_Your goal_:
Skip the pictures. Transcribe the rest of the data below without changing a word.

_Information shown_:
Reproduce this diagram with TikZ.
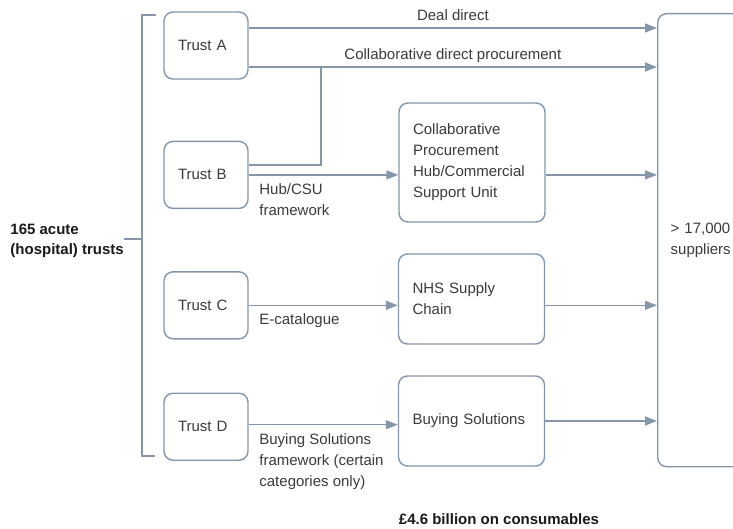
\documentclass[tikz,border=0pt]{standalone}
\usepackage{fontspec}
\setmainfont{Liberation Sans}
\usepackage{tikz}
\usetikzlibrary{arrows.meta}
\usetikzlibrary{positioning}
\definecolor{linegray}{RGB}{134,150,170}
\definecolor{txtgray}{RGB}{58,58,58}
\definecolor{txtdark}{RGB}{25,25,25}
\tikzset{
  trust/.style={draw=linegray, line width=1.4pt, rounded corners=9pt, minimum width=84pt, minimum height=67pt, text width=56pt, inner xsep=14pt, align=left, text=txtgray},
  route/.style={trust, minimum width=146pt, text width=118pt, minimum height=90pt},
  arr/.style={draw=linegray, line width=1.4pt, -{Triangle[length=12pt,width=9pt]}},
  plain/.style={draw=linegray, line width=1.4pt},
  lbl/.style={text=txtgray, align=left, inner sep=0pt},
  headlbl/.style={text=txtdark, align=left, inner sep=0pt, font=\fontsize{15}{20}\selectfont\bfseries},
}
\begin{document}
\begin{tikzpicture}[x=1pt, y=-1pt, font=\fontsize{15}{21}\selectfont]
  \clip (0,0) rectangle (733,529);
  % Define nodes
  \node[trust]                       (trustA) at (206,45.5) {Trust A};
  \node[trust, below=61pt of trustA] (trustB) {Trust B};
  \node[trust, below=62pt of trustB] (trustC) {Trust C};
  \node[trust, below=53pt of trustC] (trustD) {Trust D};
  \node[route, minimum height=119pt] (hub) at (472,162.5) {Collaborative\\Procurement\\Hub/Commercial\\Support Unit};
  \node[route] (nhs) at (471.5,299) {NHS Supply\\Chain};
  \node[route] (bs) at (471.5,421) {Buying Solutions};
  \node[trust, anchor=north west, minimum width=106pt, minimum height=453pt, inner xsep=13pt, text width=80pt] (suppliers) at (657,13) {> 17,000\\suppliers};
  \node[headlbl, anchor=east] (trusts) at (124,240.5) {165 acute\\(hospital) trusts};
  \node[headlbl] (spend) at (499,519) {£4.6 billion on consumables};
  \coordinate (brace) at (142,239);
  \coordinate (dd) at ([yshift=17.5pt]trustA.east);
  \coordinate (cdp) at ([yshift=-21.5pt]trustA.east);
  \coordinate (join) at (321,0);
  % Connect the nodes
  \draw[plain] (156,15) -- (142,15) -- (142,456) -- (155,456) ; %
  \draw[plain] (trusts.east |- brace) -- (brace) ; %
  \draw[arr] (dd) -- node[lbl, anchor=base, yshift=7.5pt] {Deal direct} (dd -| suppliers.west) ; %
  \draw[arr] (cdp) -- node[lbl, anchor=base, yshift=7.5pt] {Collaborative direct procurement} (cdp -| suppliers.west) ; %
  \draw[plain] ([yshift=10pt]trustB.east) -| (join |- cdp) ; %
  \draw[arr] (trustB.east) -- node[lbl, pos=0, anchor=north west, xshift=10pt, yshift=-8pt] {Hub/CSU\\framework} (trustB.east -| hub.west) ; %
  \draw[arr] (trustB.east -| hub.east) -- (trustB.east -| suppliers.west) ; %
  \draw[arr] (trustC.east) -- node[lbl, pos=0, anchor=north west, xshift=10pt, yshift=-8pt] {E-catalogue} (trustC.east -| nhs.west) ; %
  \draw[arr] (trustC.east -| nhs.east) -- (trustC.east -| suppliers.west) ; %
  \draw[arr] ([yshift=2pt]trustD.east) -- node[lbl, pos=0, anchor=north west, xshift=10pt, yshift=-8pt] {Buying Solutions\\framework (certain\\categories only)} ([yshift=2pt]trustD.east -| bs.west) ; %
  \draw[arr] (bs.east) -- (bs.east -| suppliers.west) ; %
\end{tikzpicture}
\end{document}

_Solution below_:
Reproduce this diagram with TikZ.
\documentclass[tikz,border=0pt]{standalone}
\usepackage{fontspec}
\setmainfont{Liberation Sans}
\usepackage{tikz}
\usetikzlibrary{arrows.meta}
\usetikzlibrary{positioning}
\definecolor{linegray}{RGB}{134,150,170}
\definecolor{txtgray}{RGB}{58,58,58}
\definecolor{txtdark}{RGB}{25,25,25}
\tikzset{
  trust/.style={draw=linegray, line width=1.4pt, rounded corners=9pt, minimum width=84pt, minimum height=67pt, text width=56pt, inner xsep=14pt, align=left, text=txtgray},
  route/.style={trust, minimum width=146pt, text width=118pt, minimum height=90pt},
  arr/.style={draw=linegray, line width=1.4pt, -{Triangle[length=12pt,width=9pt]}},
  plain/.style={draw=linegray, line width=1.4pt},
  lbl/.style={text=txtgray, align=left, inner sep=0pt},
  headlbl/.style={text=txtdark, align=left, inner sep=0pt, font=\fontsize{15}{20}\selectfont\bfseries},
}
\begin{document}
\begin{tikzpicture}[x=1pt, y=-1pt, font=\fontsize{15}{21}\selectfont]
  \clip (0,0) rectangle (733,529);
  % Define nodes
  \node[trust]                       (trustA) at (206,45.5) {Trust A};
  \node[trust, below=61pt of trustA] (trustB) {Trust B};
  \node[trust, below=62pt of trustB] (trustC) {Trust C};
  \node[trust, below=53pt of trustC] (trustD) {Trust D};
  \node[route, minimum height=119pt] (hub) at (472,162.5) {Collaborative\\Procurement\\Hub/Commercial\\Support Unit};
  \node[route] (nhs) at (471.5,299) {NHS Supply\\Chain};
  \node[route] (bs) at (471.5,421) {Buying Solutions};
  \node[trust, anchor=north west, minimum width=106pt, minimum height=453pt, inner xsep=13pt, text width=80pt] (suppliers) at (657,13) {> 17,000\\suppliers};
  \node[headlbl, anchor=east] (trusts) at (124,240.5) {165 acute\\(hospital) trusts};
  \node[headlbl] (spend) at (499,519) {£4.6 billion on consumables};
  \coordinate (brace) at (142,239);
  \coordinate (dd) at ([yshift=17.5pt]trustA.east);
  \coordinate (cdp) at ([yshift=-21.5pt]trustA.east);
  \coordinate (join) at (321,0);
  % Connect the nodes
  \draw[plain] (156,15) -- (142,15) -- (142,456) -- (155,456) ; %
  \draw[plain] (trusts.east |- brace) -- (brace) ; %
  \draw[arr] (dd) -- node[lbl, anchor=base, yshift=7.5pt] {Deal direct} (dd -| suppliers.west) ; %
  \draw[arr] (cdp) -- node[lbl, anchor=base, yshift=7.5pt] {Collaborative direct procurement} (cdp -| suppliers.west) ; %
  \draw[plain] ([yshift=10pt]trustB.east) -| (join |- cdp) ; %
  \draw[arr] (trustB.east) -- node[lbl, pos=0, anchor=north west, xshift=10pt, yshift=-8pt] {Hub/CSU\\framework} (trustB.east -| hub.west) ; %
  \draw[arr] (trustB.east -| hub.east) -- (trustB.east -| suppliers.west) ; %
  \draw[arr] (trustC.east) -- node[lbl, pos=0, anchor=north west, xshift=10pt, yshift=-8pt] {E-catalogue} (trustC.east -| nhs.west) ; %
  \draw[arr] (trustC.east -| nhs.east) -- (trustC.east -| suppliers.west) ; %
  \draw[arr] ([yshift=2pt]trustD.east) -- node[lbl, pos=0, anchor=north west, xshift=10pt, yshift=-8pt] {Buying Solutions\\framework (certain\\categories only)} ([yshift=2pt]trustD.east -| bs.west) ; %
  \draw[arr] (bs.east) -- (bs.east -| suppliers.west) ; %
\end{tikzpicture}
\end{document}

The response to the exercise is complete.